Кимоно не диковина, их полно на улице. Но хозяевам туристского бизнеса этого мало, они то и дело в дополнение к подлинно японскому суют вам бутафорию. В этом стремлении – во что бы то ни стало пересластить– легко усматриваешь замысел – отвести туристу глаза. Внушить, что вся Япония – это переливы шелка, цветы, веера, пагоды…
САКУБУН
Однажды за городом нас настигли сумерки. Внезапно вдали, на плече горы, возникли слабые огоньки. Они двигались цепочкой, исчезали в лесной заросли и снова загорались.
– Дети идут из школы, – сказали мне. – С фонариками. Тропинка глухая…
Фонарик – непременная деталь Японии. Он сделан из цветной бумаги, внутри горит свечка или керосиновая лампочка. Фонари электрические украшают магазины, чайные домики, храмы. В ночь праздника фонарики плывут по воде.
Вечером и ранним утром по стране движутся миллионы самодельных детских фонариков. Япония – грамотная страна, родители не пожалеют последних денег, чтобы снарядить ребенка в школу.
Все школьники пишут «сакубун». Это особый, чисто японский жанр учебного сочинения. Сакубун – размышления о самом себе, о своем пути в жизни. Я видел поразительную книгу, вышедшую недавно. В ней напечатаны сакубун учеников одной школы, маленькой школы, заброшенной в лесу.

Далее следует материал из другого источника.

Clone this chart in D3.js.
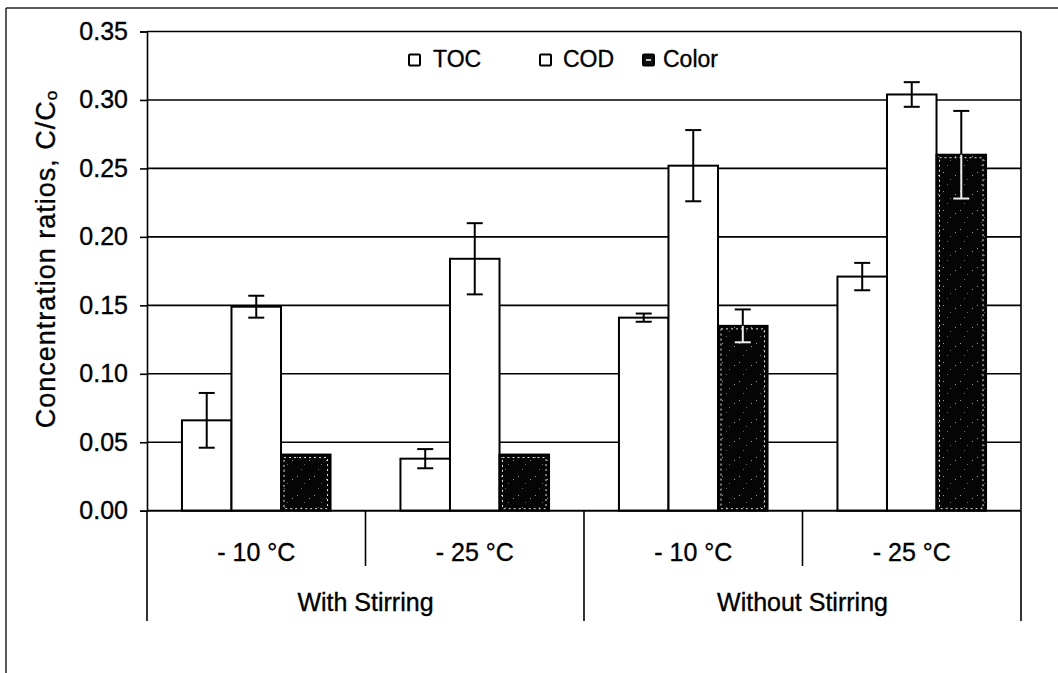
<!DOCTYPE html>
<html>
<head>
<meta charset="utf-8">
<script src="https://cdn.jsdelivr.net/npm/d3@7"></script>
<style>
  html, body { margin: 0; padding: 0; background: #fff; }
  svg { display: block; }
  text { font-family: "Liberation Sans", Arial, sans-serif; fill: #000; stroke: #000; stroke-width: 0.35px; }
</style>
</head>
<body>
<svg id="chart" width="1058" height="673"></svg>
<script>
// Temperature categories, grouped by stirring condition
const categories = ["- 10 \u00B0C", "- 25 \u00B0C", "- 10 \u00B0C", "- 25 \u00B0C"];
const groups = ["With Stirring", "Without Stirring"];
const seriesNames = ["TOC", "COD", "Color"];

// Concentration ratios C/Co and their error bar half-widths
const tocValues = [0.066, 0.038, 0.141, 0.171];
const tocErrors = [0.020, 0.007, 0.003, 0.010];
const codValues = [0.149, 0.184, 0.252, 0.304];
const codErrors = [0.008, 0.026, 0.026, 0.009];
const colorValues = [0.041, 0.041, 0.135, 0.260];
const colorErrors = [null, null, 0.012, 0.032];

const yTicks = [0, 0.05, 0.10, 0.15, 0.20, 0.25, 0.30, 0.35];

const seriesValues = { TOC: tocValues, COD: codValues, Color: colorValues };
const seriesErrors = { TOC: tocErrors, COD: codErrors, Color: colorErrors };

const svg = d3.select("#chart");
const plotLeft = 147, plotRight = 1021, plotTop = 31.5, plotBottom = 510.7;

const y = d3.scaleLinear().domain([0, 0.35]).range([plotBottom, plotTop]);
const x0 = d3.scaleBand().domain(d3.range(categories.length)).range([plotLeft, plotRight]);
const bw = x0.bandwidth();
const x1 = d3.scaleBand().domain(seriesNames).range([bw * 0.16, bw * 0.84]);

// Grainy dark fill used for the Color series
const defs = svg.append("defs");
const pat = defs.append("pattern")
  .attr("id", "grain").attr("patternUnits", "userSpaceOnUse")
  .attr("width", 17).attr("height", 19);
pat.append("rect").attr("width", 17).attr("height", 19).attr("fill", "#050505");
[[3, 4], [12, 13], [8, 1], [15, 8]].forEach(([px, py], i) => {
  pat.append("rect").attr("x", px).attr("y", py)
    .attr("width", 1).attr("height", 1)
    .attr("fill", i % 2 ? "#666" : "#999");
});

// Outer frame (top and left edges)
svg.append("line").attr("x1", 6).attr("x2", 1058).attr("y1", 8).attr("y2", 8)
  .attr("stroke", "#222").attr("stroke-width", 1.5);
svg.append("line").attr("x1", 6).attr("x2", 6).attr("y1", 8).attr("y2", 673)
  .attr("stroke", "#222").attr("stroke-width", 1.5);

// Horizontal gridlines
svg.append("g").selectAll("line")
  .data(yTicks.filter(d => d > 0))
  .join("line")
  .attr("x1", plotLeft).attr("x2", plotRight)
  .attr("y1", d => y(d)).attr("y2", d => y(d))
  .attr("stroke", "#000").attr("stroke-width", 1.6);

// Right border of plot area
svg.append("line").attr("x1", plotRight).attr("x2", plotRight).attr("y1", plotTop).attr("y2", plotBottom)
  .attr("stroke", "#000").attr("stroke-width", 1.6);

// Y axis
const yAxis = svg.append("g")
  .attr("transform", `translate(${plotLeft},0)`)
  .call(d3.axisLeft(y).tickValues(yTicks).tickFormat(d3.format(".2f")).tickSize(7).tickPadding(12));
yAxis.select(".domain").attr("stroke", "#000").attr("stroke-width", 1.6);
yAxis.selectAll(".tick line").attr("stroke", "#000").attr("stroke-width", 1.6);
yAxis.selectAll(".tick text")
  .attr("font-size", 25).attr("font-family", "Liberation Sans, Arial, sans-serif")
  .attr("fill", "#000");

// Bars
const barG = svg.append("g");
categories.forEach((c, ci) => {
  seriesNames.forEach(s => {
    const v = seriesValues[s][ci];
    const bx = x0(ci) + x1(s);
    const bwid = x1.bandwidth();
    barG.append("rect")
      .attr("x", bx).attr("y", y(v))
      .attr("width", bwid).attr("height", y(0) - y(v))
      .attr("fill", s === "Color" ? "url(#grain)" : "#fff")
      .attr("stroke", "#000").attr("stroke-width", 2);
    if (s === "Color") {
      barG.append("rect")
        .attr("x", bx + 3).attr("y", y(v) + 3)
        .attr("width", bwid - 6).attr("height", Math.max(0, y(0) - y(v) - 5))
        .attr("fill", "none").attr("stroke", "#e8e8e8")
        .attr("stroke-width", 1).attr("stroke-dasharray", "2,3");
    }
  });
});

// Error bars
const errG = svg.append("g");
categories.forEach((c, ci) => {
  seriesNames.forEach(s => {
    const e = seriesErrors[s][ci];
    if (e == null) return;
    const v = seriesValues[s][ci];
    const cx = x0(ci) + x1(s) + x1.bandwidth() / 2;
    const hi = y(v + e), lo = y(v - e), mid = y(v);
    const cap = 8;
    errG.append("line").attr("x1", cx).attr("x2", cx).attr("y1", hi).attr("y2", mid)
      .attr("stroke", "#000").attr("stroke-width", 2);
    errG.append("line").attr("x1", cx - cap).attr("x2", cx + cap).attr("y1", hi).attr("y2", hi)
      .attr("stroke", "#000").attr("stroke-width", 2);
    const lowColor = s === "Color" ? "#eee" : "#000";
    errG.append("line").attr("x1", cx).attr("x2", cx).attr("y1", mid).attr("y2", lo)
      .attr("stroke", lowColor).attr("stroke-width", 2);
    errG.append("line").attr("x1", cx - cap).attr("x2", cx + cap).attr("y1", lo).attr("y2", lo)
      .attr("stroke", lowColor).attr("stroke-width", 2);
  });
});

// Category axis: baseline, separators and labels
svg.append("line").attr("x1", plotLeft).attr("x2", plotRight).attr("y1", y(0)).attr("y2", y(0))
  .attr("stroke", "#000").attr("stroke-width", 2);

const catEdges = d3.range(categories.length + 1).map(i => plotLeft + i * bw);
svg.append("g").selectAll("line")
  .data(catEdges)
  .join("line")
  .attr("x1", d => d).attr("x2", d => d)
  .attr("y1", y(0))
  .attr("y2", (d, i) => (i % 2 === 0 ? 621 : 566))
  .attr("stroke", "#000").attr("stroke-width", 1.6);

svg.append("g").selectAll("text")
  .data(categories)
  .join("text")
  .attr("x", (d, i) => x0(i) + bw / 2)
  .attr("y", 561)
  .attr("text-anchor", "middle")
  .attr("font-size", 25)
  .text(d => d);

svg.append("g").selectAll("text")
  .data(groups)
  .join("text")
  .attr("x", (d, i) => plotLeft + (i * 2 + 1) * bw)
  .attr("y", 611)
  .attr("text-anchor", "middle")
  .attr("font-size", 25)
  .text(d => d);

// Y axis title
const title = svg.append("text")
  .attr("transform", "translate(55,259) rotate(-90)")
  .attr("text-anchor", "middle")
  .attr("font-size", 27)
  .attr("letter-spacing", 1);
title.append("tspan").text("Concentration ratios,  C/C");
title.append("tspan").attr("font-size", 17).attr("dy", 2).text("o");

// Legend
const legendItems = [
  { name: "TOC", sx: 409, tx: 433 },
  { name: "COD", sx: 540, tx: 563 },
  { name: "Color", sx: 643, tx: 663 }
];
const lg = svg.append("g");
legendItems.forEach(it => {
  lg.append("rect").attr("x", it.sx).attr("y", 54.5).attr("width", 11).attr("height", 11)
    .attr("fill", it.name === "Color" ? "#111" : "#fff")
    .attr("stroke", "#000").attr("stroke-width", 2).attr("rx", 1);
  if (it.name === "Color") {
    lg.append("line").attr("x1", it.sx + 3).attr("x2", it.sx + 8)
      .attr("y1", 60).attr("y2", 60).attr("stroke", "#fff").attr("stroke-width", 1.5);
  }
  lg.append("text").attr("x", it.tx).attr("y", 66.5).attr("font-size", 23).text(it.name);
});
</script>
</body>
</html>
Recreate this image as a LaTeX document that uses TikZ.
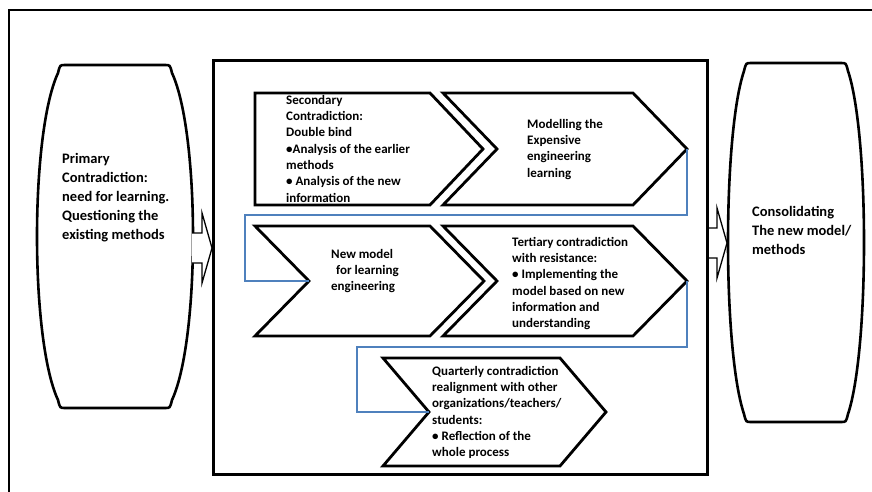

Книга озаглавлена «Ямабико». Это название школы. А школа названа так по имени лесного духа, который, по преданию, откликается на ваш голос. Так что «Ямабико» – это, если хотите, эхо.
Вот что пишет один мальчик:
«Моя семья самая бедная в деревне. Завтра будет пять месяцев, как умерла моя мама, и я думаю о ней и о всех нас. Завтра я попрощаюсь с Футио, самым младшим. Он учится еще в третьем классе, но делал все, что я велел ему со дня смерти мамы. Как он ни мал, но он ходил в лес собирать топливо и ни разу не жаловался. Я знаю, что и далеко от меня, у наших родственников, он вырастет хорошим человеком. Родные решили, что Цуэко тоже переедет к дяде, но у нее коклюш, и ей надо сперва выздороветь. Ее скоро увезут. Тогда останется нас двое – 74-летняя бабушка, которая еще может стряпать, и я.
Завтра будем поминать маму. Почему люди должны быть такими бедными, как мама? Она ведь никогда не имела денег, как ни работала.
В нашей школе есть дети еще более несчастные. Если мы объединимся, сможем ли мы стать счастливее? Не следует ли нам сплотить свои силы и добиваться?»
Маленький фонарик, с которым автор этого сочинения, тринадцатилетний крестьянский мальчик, ходит в школу, не слишком ярок. Он озаряет тропинку на два-три шага. Но мальчик без страха смотрит вперед.